Le contrat de dépôt n’était selon elle, pas démontré.
Le propriétaire quant à lui arguait du fait que la gérante entrainait la jument en vue de la préparer à la participation de concours.Ce dernier a indiqué qu’il était d’usage en matière équestre de ne pas rédiger de contrat, et que de ce fait, le contrat de dépôt était bien prouvé.
La cour d’appel de Rennes souligne qu’un contrat de dépôt devait être formé, par écrit, étant donné que la valeur de la jument est estimée à plus de 1500€.Un écrit aurait du être rédigé entre les parties, conformément à l’article 1924 du Code Civil.
La cour d’appel de Rennes en déduit donc que le premier juge avait exactement déduit que les dires de l’EARL devaient être crus sans nul besoin de rapporter des éléments de preuve supplémentaires.
L’enjeu pour le propriétaire se trouve être de démontrer que l’EARL avait une obligation de garde envers l’animal déposé, eu égard à un contrat de dépôt formé.

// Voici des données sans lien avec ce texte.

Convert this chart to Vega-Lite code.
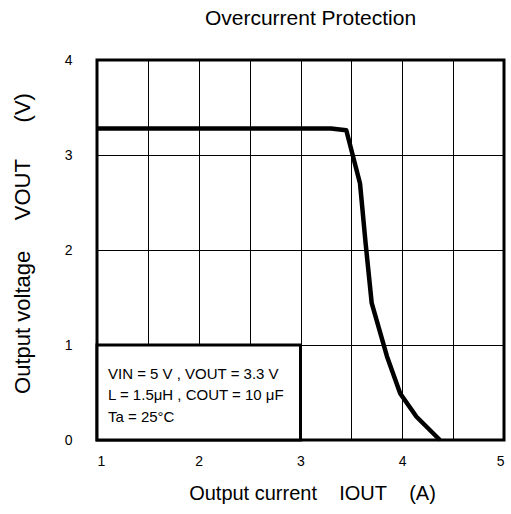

Cependant, la cour d’appel de Rennes soulève que le premier juge a exactement déduit que le propriétaire n’était aucunement en mesure de prouver quelque type de contrat que ce soit en faveur d’une obligation de garde de l’animal.
La cour d’appel de Rennes conforte également le premier jugement en ce qu’il indique que le propriétaire n’était pas placé dans une impossibilité morale en demandant à la gérante la rédaction d’un écrit prouvant le contrat de dépôt.

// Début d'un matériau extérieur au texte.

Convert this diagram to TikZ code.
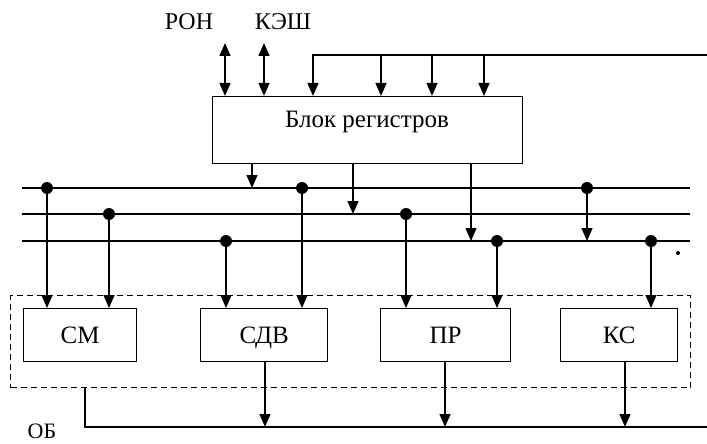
\documentclass[tikz,border=0pt]{standalone}
\usepackage{fontspec}
\setmainfont{Liberation Serif}
\usetikzlibrary{arrows.meta}
\begin{document}
\begin{tikzpicture}[x=1pt,y=-1pt,
  wire/.style={line width=1.4pt},
  arr/.style={wire,-{Triangle[width=11pt,length=13pt]}},
  biarr/.style={wire,{Triangle[width=11pt,length=13pt]}-{Triangle[width=11pt,length=13pt]}},
  unit/.style={draw,line width=1.3pt,inner sep=0pt,text height=17pt,text depth=0pt,font=\fontsize{25}{27}\selectfont},
  lbl/.style={inner sep=0pt,font=\fontsize{25}{27}\selectfont},
  dot/.style={circle,fill=black,inner sep=0pt,minimum size=12pt},
  grpbox/.style={draw,line width=1.3pt,dash pattern=on 6pt off 4pt,inner sep=0pt}]
\useasboundingbox (0,0) rectangle (707,444);

% units
\node[unit,minimum width=310pt,minimum height=67pt,anchor=north west] (blk) at (212,96) {};
\node[lbl,anchor=base] (blktxt) at (367,128) {Блок регистров};
\node[grpbox,minimum width=680pt,minimum height=92pt,anchor=north west] (grp) at (10,295) {};
\node[unit,minimum width=113pt,minimum height=53pt,anchor=north west] (cm) at (23,308) {СМ};
\node[unit,minimum width=127pt,minimum height=53pt,anchor=north west] (sdv) at (200,308) {СДВ};
\node[unit,minimum width=130pt,minimum height=53pt,anchor=north west] (pr) at (380,308) {ПР};
\node[unit,minimum width=117pt,minimum height=53pt,anchor=north west] (ks) at (560,308) {КС};

% labels
\node[lbl,anchor=base,font=\fontsize{24}{26}\selectfont] (ron) at (189,30) {РОН};
\node[lbl,anchor=base,font=\fontsize{24}{26}\selectfont] (kesh) at (283,30) {КЭШ};
\node[lbl,anchor=base,font=\fontsize{22}{24}\selectfont] (ob) at (42,438) {ОБ};

% top interface
\coordinate (ront) at (225,43);
\coordinate (kesht) at (264,43);
\draw[biarr] (ront) -- (ront |- blk.north);
\draw[biarr] (kesht) -- (kesht |- blk.north);
\coordinate (tr) at (707,55);
\coordinate (tc) at (313,55);
\draw[arr] (tr) -- (tc) -- (tc |- blk.north);
\foreach \x/\n in {381/a,432/b,484/c}{
  \coordinate (t\n) at (\x,55);
  \draw[arr] (t\n) -- (t\n |- blk.north);
}

% buses
\coordinate (b1l) at (22,188); \coordinate (b1r) at (690,188);
\coordinate (b2l) at (22,214); \coordinate (b2r) at (690,214);
\coordinate (b3l) at (22,241); \coordinate (b3r) at (690,241);
\draw[wire] (b1l) -- (b1r);
\draw[wire] (b2l) -- (b2r);
\draw[wire] (b3l) -- (b3r);

% block register outputs to buses
\coordinate (o1) at (252,188);
\coordinate (o2) at (353,214);
\coordinate (o3) at (471,241);
\draw[arr] (o1 |- blk.south) -- (o1);
\draw[arr] (o2 |- blk.south) -- (o2);
\draw[arr] (o3 |- blk.south) -- (o3);

% taps
\node[dot] (d1) at (47,188) {};
\node[dot] (d2) at (109,214) {};
\node[dot] (d3) at (226,241) {};
\node[dot] (d4) at (302,188) {};
\node[dot] (d5) at (406,214) {};
\node[dot] (d6) at (497,241) {};
\node[dot] (d7) at (587,188) {};
\node[dot] (d8) at (651,241) {};
\draw[arr] (d1.center) -- (d1 |- cm.north);
\draw[arr] (d2.center) -- (d2 |- cm.north);
\draw[arr] (d3.center) -- (d3 |- sdv.north);
\draw[arr] (d4.center) -- (d4 |- sdv.north);
\draw[arr] (d5.center) -- (d5 |- pr.north);
\draw[arr] (d6.center) -- (d6 |- pr.north);
\draw[arr] (d8.center) -- (d8 |- ks.north);
\coordinate (d7e) at (587,241);
\draw[arr] (d7.center) -- (d7e);

% stray mark
\fill (678,253) circle (2pt);

% output bus
\coordinate (obl) at (85,427);
\coordinate (obr) at (707,427);
\draw[wire] (obl |- grp.south) -- (obl) -- (obr);
\coordinate (s1) at (265,427);
\coordinate (s2) at (445,427);
\coordinate (s3) at (625,427);
\draw[arr] (s1 |- sdv.south) -- (s1);
\draw[arr] (s2 |- pr.south) -- (s2);
\draw[arr] (s3 |- ks.south) -- (s3);
\end{tikzpicture}
\end{document}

Dans ces conditions, le centre équestre se trouve être dégagé de toute obligation de garde et de restitution en nature à l’égard de l’animal, et tout dommage causé à ce dernier ne peut permettre d’engager la responsabilité de l’établissement.
Par conséquent, la cour d’appel de Rennes confirme le premier jugement du tribunal d’instance de Saint-Nazaire en ce qu’il rejette la demande du propriétaire tendant à engager la responsabilité de l’EARL au titre d’un contrat de dépôt.
Il ressort de cet arrêt qu’il demeure nécessaire pour un cavalier de rédiger un contrat de dépôt (plus connu dans le milieu équestre sous le nom de contrat de pension).
En effet, les textes concernant le contrat de dépôt sont non équivoques: ils imposent l’écrit concernant un contrat de dépôt lorsque l’objet déposé a une valeur supérieure à 1500€.
Sans preuve écrite du contrat de dépôt, les dires du dépositaire en défense sont considérés comme étant véritables, sans besoin qu’il ne les démontre.La preuve contraire n’est pas admise (par exemple la preuve testimoniale).
La cour d’appel de Rennes a cependant semblé laisser une voie à la démonstration par le propriétaire d’autres types de contrat que le contrat de dépôt, susceptibles de prouver l’obligation de garde à la charge de la gérante.
La prudence reste donc de mise pour les cavaliers souhaitant confier leurs équidés à un centre équestre. La rédaction d’un contrat de dépôt reste un moyen de preuve nécessaire pour prouver les obligations respectives des parties, et cet arrêt en est le parfait exemple.